At al Jazeera, Alan Fisher writes:

The leader of the nationalists, Alex Salmond, is by common consent the only ‘big beast’ in Scottish politics, by far and away the most impressive, informed, in touch politician. He has in the past put forth the idea of Scotland having a parliament, everyone rejected this but they were wrong. That the SNP would never run Scotland, but they did with a minority administration in the last parliament. And that his party could never secure a majority. And it has.

Now he says those who predict Scotland will never be independent must be worried. The problem he has is convincing the people of Scotland. The last opinion poll puts support for a breakaway at just one-in-three. Any referendum will come towards the end of the parliament’s five year term (it’s been extended for a year to avoid a clash with possible UK-wide votes).

One date being suggested is 2014. That would be the 700th anniversary of the country’s most famous victory over English forces at Bannockburn during the first war of independence. And so on a date so infused with historical significance, so resonant of the past, the Scots may get the chance to decide their future.

The austerity policies pursued by the Cameron Government in London will be constrained by the development and may have the potential to cause friction that will favour Scottish independence from England. Otherwise, I suspect the economics of independence will be determining in the minds of the voters. Independence, should it occur, will take place under the EU umbrella and that benevolence will depend on what happens with respect to Greece in particular.

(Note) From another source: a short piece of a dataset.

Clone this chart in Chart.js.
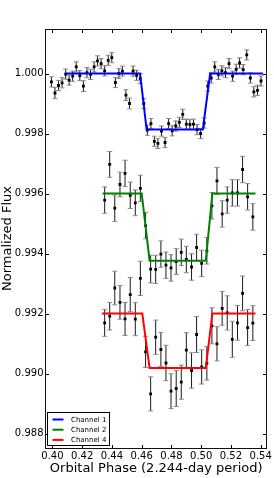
<!DOCTYPE html>
<html><head><meta charset="utf-8">
<script src="https://cdn.jsdelivr.net/npm/chart.js@4.4.1/dist/chart.umd.min.js"></script>
<style>html,body{margin:0;padding:0;background:#fff;}canvas{display:block;}</style>
</head><body>
<canvas id="c" width="274" height="478"></canvas>
<script>
const xTicks = [0.40, 0.42, 0.44, 0.46, 0.48, 0.50, 0.52, 0.54];
const yTicks = [0.988, 0.990, 0.992, 0.994, 0.996, 0.998, 1.000];
const xTitle = 'Orbital Phase (2.244-day period)';
const yTitle = 'Normalized Flux';
const seriesNames = ['Channel 1', 'Channel 2', 'Channel 4'];
const seriesColors = ['#0000ff', '#008000', '#ff0000'];

// Channel 1 binned data
const phase1 = [0.3993,0.4017,0.4041,0.4065,0.4089,0.4112,0.4136,0.4160,0.4184,0.4208,
  0.4232,0.4256,0.4280,0.4303,0.4327,0.4351,0.4375,0.4399,0.4423,0.4447,
  0.4470,0.4494,0.4518,0.4542,0.4566,0.4590,0.4614,0.4638,0.4662,0.4685,
  0.4709,0.4733,0.4757,0.4781,0.4805,0.4829,0.4853,0.4876,0.4900,0.4924,
  0.4948,0.4972,0.4996,0.5020,0.5044,0.5067,0.5091,0.5115,0.5139,0.5163,
  0.5187,0.5211,0.5235,0.5258,0.5282,0.5306,0.5330,0.5354,0.5378,0.5402];
const flux1 = [0.99972,0.99935,0.99960,0.99969,0.99998,0.99978,0.99991,1.00022,0.99993,0.99958,
  1.00003,0.99997,1.00022,1.00042,1.00033,1.00009,1.00044,1.00053,0.99970,1.00000,
  1.00008,0.99928,0.99900,1.00008,0.99994,0.99983,0.99900,0.99811,0.99833,0.99774,
  0.99767,0.99808,0.99770,0.99833,0.99809,0.99825,0.99837,0.99864,0.99831,0.99830,
  0.99831,0.99813,0.99800,0.99835,0.99958,0.99985,1.00022,0.99997,1.00009,1.00003,
  1.00033,0.99991,1.00014,1.00035,1.00013,1.00062,0.99985,0.99939,0.99944,0.99975];
const err1 = [0.00017,0.00019,0.00017,0.00017,0.00017,0.00017,0.00017,0.00017,0.00017,0.00018,
  0.00017,0.00017,0.00017,0.00017,0.00017,0.00017,0.00017,0.00017,0.00017,0.00017,
  0.00017,0.00018,0.00018,0.00017,0.00017,0.00017,0.00017,0.00017,0.00017,0.00017,
  0.00017,0.00017,0.00017,0.00017,0.00017,0.00017,0.00017,0.00017,0.00017,0.00017,
  0.00017,0.00017,0.00017,0.00017,0.00017,0.00017,0.00017,0.00017,0.00017,0.00017,
  0.00017,0.00017,0.00017,0.00017,0.00017,0.00017,0.00017,0.00017,0.00017,0.00017];

// Channel 2 binned data
const phase2 = [0.4351,0.4385,0.4419,0.4454,0.4488,0.4523,0.4557,0.4591,0.4626,0.4660,
  0.4694,0.4729,0.4763,0.4797,0.4832,0.4866,0.4900,0.4935,0.4969,0.5003,
  0.5038,0.5072,0.5106,0.5141,0.5175,0.5209,0.5244,0.5278,0.5312,0.5347];
const flux2 = [0.99578,0.99697,0.99551,0.99630,0.99667,0.99594,0.99569,0.99617,0.99493,0.99348,
  0.99347,0.99398,0.99361,0.99352,0.99373,0.99404,0.99380,0.99355,0.99420,0.99367,
  0.99409,0.99559,0.99642,0.99532,0.99578,0.99602,0.99602,0.99680,0.99589,0.99522];
const err2 = [0.00044,0.00043,0.00044,0.00041,0.00044,0.00044,0.00043,0.00044,0.00044,0.00046,
  0.00047,0.00044,0.00044,0.00044,0.00043,0.00044,0.00044,0.00044,0.00044,0.00044,
  0.00044,0.00044,0.00045,0.00044,0.00044,0.00044,0.00044,0.00044,0.00044,0.00044];

// Channel 4 binned data
const phase4 = [0.4351,0.4385,0.4419,0.4454,0.4488,0.4523,0.4557,0.4591,0.4626,0.4660,
  0.4694,0.4729,0.4763,0.4797,0.4832,0.4866,0.4900,0.4935,0.4969,0.5003,
  0.5038,0.5072,0.5106,0.5141,0.5175,0.5209,0.5244,0.5278,0.5312,0.5347];
const flux4 = [0.99169,0.99191,0.99285,0.99237,0.99182,0.99263,0.99181,0.99317,0.99072,0.98932,
  0.99121,0.99080,0.99035,0.98941,0.98950,0.98971,0.99078,0.99010,0.99130,0.99022,
  0.99034,0.99159,0.99099,0.99217,0.99202,0.99114,0.99169,0.99267,0.99153,0.99168];
const err4 = [0.00045,0.00046,0.00056,0.00056,0.00055,0.00057,0.00055,0.00057,0.00052,0.00057,
  0.00057,0.00057,0.00059,0.00058,0.00060,0.00057,0.00058,0.00059,0.00060,0.00057,
  0.00056,0.00060,0.00057,0.00056,0.00057,0.00060,0.00058,0.00058,0.00060,0.00058];

// Transit model fits
const fitPhase1 = [0.4089,0.4589,0.4633,0.5011,0.5060,0.5415];
const fitFlux1  = [1.00000,1.00000,0.99813,0.99813,1.00000,1.00000];
const fitPhase2 = [0.4337,0.4600,0.4653,0.5031,0.5075,0.5365];
const fitFlux2  = [0.99600,0.99600,0.99376,0.99376,0.99600,0.99600];
const fitPhase4 = [0.4333,0.4604,0.4653,0.5031,0.5075,0.5365];
const fitFlux4  = [0.99200,0.99200,0.99018,0.99018,0.99200,0.99200];

const FONT = 'DejaVu Sans';
const toXY = (xs, ys) => xs.map((x, i) => ({x: x, y: ys[i]}));

function pointSet(xs, ys, es) {
  return {type: 'scatter', data: toXY(xs, ys), errors: es, isPoints: true,
    showLine: false, pointStyle: 'rect', pointRadius: 2, pointBorderWidth: 0,
    backgroundColor: '#000', borderColor: '#000', order: 2};
}
function fitSet(xs, ys, idx) {
  return {type: 'scatter', label: seriesNames[idx], data: toXY(xs, ys), showLine: true,
    borderColor: seriesColors[idx], backgroundColor: seriesColors[idx], borderWidth: 2,
    pointRadius: 0, tension: 0, fill: false, order: 1, isFit: true};
}

const errorBars = {
  id: 'errorBars',
  beforeDatasetsDraw(chart) {
    const ctx = chart.ctx, xs = chart.scales.x, ys = chart.scales.y;
    ctx.save();
    chart.data.datasets.forEach(ds => {
      if (!ds.isPoints) return;
      ds.data.forEach((p, i) => {
        const e = ds.errors[i];
        const px = xs.getPixelForValue(p.x);
        const y1 = ys.getPixelForValue(p.y - e), y2 = ys.getPixelForValue(p.y + e);
        ctx.strokeStyle = '#1a1a1a'; ctx.lineWidth = 1;
        ctx.beginPath(); ctx.moveTo(px, y1); ctx.lineTo(px, y2); ctx.stroke();
        ctx.strokeStyle = '#8a8a8a'; ctx.lineWidth = 1;
        ctx.beginPath();
        ctx.moveTo(px - 2.5, y1); ctx.lineTo(px + 2.5, y1);
        ctx.moveTo(px - 2.5, y2); ctx.lineTo(px + 2.5, y2);
        ctx.stroke();
      });
    });
    ctx.restore();
  }
};

const frameTicks = {
  id: 'frameTicks',
  afterDatasetsDraw(chart) {
    const ctx = chart.ctx, a = chart.chartArea, xs = chart.scales.x, ys = chart.scales.y;
    const L = Math.round(a.left) + 0.5, R = Math.round(a.right) - 0.5;
    const T = Math.round(a.top) + 0.5, B = Math.round(a.bottom) - 0.5;
    const tl = 3.5;
    ctx.save();
    ctx.strokeStyle = '#000'; ctx.lineWidth = 1;
    ctx.beginPath();
    xTicks.forEach(v => {
      const px = Math.round(xs.getPixelForValue(v)) + 0.5;
      ctx.moveTo(px, B); ctx.lineTo(px, B - tl);
      ctx.moveTo(px, T); ctx.lineTo(px, T + tl);
    });
    yTicks.forEach(v => {
      const py = Math.round(ys.getPixelForValue(v)) + 0.5;
      ctx.moveTo(L, py); ctx.lineTo(L + tl, py);
      ctx.moveTo(R, py); ctx.lineTo(R - tl, py);
    });
    ctx.stroke();
    ctx.strokeStyle = '#111';
    ctx.strokeRect(L, T, R - L, B - T);
    ctx.restore();
  }
};

const boxLegend = {
  id: 'boxLegend',
  afterDraw(chart) {
    const ctx = chart.ctx, a = chart.chartArea;
    const fits = chart.data.datasets.filter(d => d.isFit);
    const bx = Math.round(a.left) + 2.5, bw = 62, bh = 33;
    const by = Math.round(a.bottom) - 3.5 - bh;
    ctx.save();
    ctx.fillStyle = '#fff';
    ctx.fillRect(bx, by, bw, bh);
    ctx.strokeStyle = '#000'; ctx.lineWidth = 1;
    ctx.strokeRect(bx, by, bw, bh);
    ctx.font = '7px "' + FONT + '"';
    ctx.textBaseline = 'middle'; ctx.textAlign = 'left';
    fits.forEach((d, i) => {
      const y = by + 7 + i * 10.2;
      ctx.strokeStyle = d.borderColor; ctx.lineWidth = 2;
      ctx.beginPath(); ctx.moveTo(bx + 5, y); ctx.lineTo(bx + 16, y); ctx.stroke();
      ctx.fillStyle = '#000';
      ctx.fillText(d.label, bx + 23.5, y + 0.5);
    });
    ctx.restore();
  }
};

new Chart(document.getElementById('c'), {
  type: 'scatter',
  data: {
    datasets: [
      pointSet(phase1, flux1, err1),
      pointSet(phase2, flux2, err2),
      pointSet(phase4, flux4, err4),
      fitSet(fitPhase1, fitFlux1, 0),
      fitSet(fitPhase2, fitFlux2, 1),
      fitSet(fitPhase4, fitFlux4, 2)
    ]
  },
  options: {
    responsive: false, animation: false, devicePixelRatio: 1, events: [],
    layout: {padding: {top: 28.5, right: 5, left: 0, bottom: 0}},
    plugins: {legend: {display: false}, tooltip: {enabled: false}, title: {display: false}},
    scales: {
      x: {
        type: 'linear', min: 0.395, max: 0.5445,
        grid: {display: false, drawTicks: false}, border: {display: false},
        afterBuildTicks: s => { s.ticks = xTicks.map(v => ({value: v})); },
        afterFit: s => { s.height = 29.5; },
        ticks: {color: '#000', font: {family: FONT, size: 10}, padding: 2,
          autoSkip: false, maxRotation: 0, callback: v => Number(v).toFixed(2)},
        title: {display: true, text: xTitle, color: '#000',
          font: {family: FONT, size: 13}, padding: {top: 0, bottom: 2}}
      },
      y: {
        type: 'linear', min: 0.9875, max: 1.0015,
        grid: {display: false, drawTicks: false}, border: {display: false},
        afterBuildTicks: s => { s.ticks = yTicks.map(v => ({value: v})); },
        afterFit: s => { s.width = 45; },
        ticks: {color: '#000', font: {family: FONT, size: 10}, padding: 1.5,
          autoSkip: false, callback: v => Number(v).toFixed(3)},
        title: {display: true, text: yTitle, color: '#000',
          font: {family: FONT, size: 13}, padding: {top: 0, bottom: 0}}
      }
    }
  },
  plugins: [errorBars, frameTicks, boxLegend]
});
</script>
</body></html>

While not a done deal, Scotland’s political independence from England has an interesting implication for those of us in the Southern Ocean with our symbolic attachment to empire and England. Should Scotland seize the moment, it would mean our flag would continue to depict the Jack for which the Union has moved on, making the adoption of a new flag a talking point.

ELSEWHERE:

Will there be a rerun of the Republic Referendum and the political misjudgments that accompanied it. I doubt it. However, I was not aware it was part of Labor policy to hold another referendum. George Williams follows these matters more closely. Still Charles I, say what you like, did precipitate the Republic. Perhaps the third nominal reincarnation can achieve the same political accomplishment.

Comments»

1. Lee - May 19, 2011

I consider myself English rather than British.

If we had a referendum on Scottish independence I think there’s a reasonable possibility that England would vote ‘yes’ and Scotland ‘no’.

Can you force a reluctant constituent part of an existing country to become independent?

wmmbb - May 26, 2011

Interesting comment, Lee, that you consider yourself primarily English. So in that case, why should not England be a separate nation?

(Apologies for the slowness in responding.)

Lee - May 26, 2011

Yes, England should have its own independence – we’re not being offered the choice though, are we?

2. wmmbb - May 27, 2011

I suppose that must be a option for England to be established as a separate nation, but that would be to reverse the historical process of English dominance of its neighbours. I suppose this development began with an independent Ireland. But can England live with itself? I don’t think it likely but an English referendum on the question of independence would be interesting.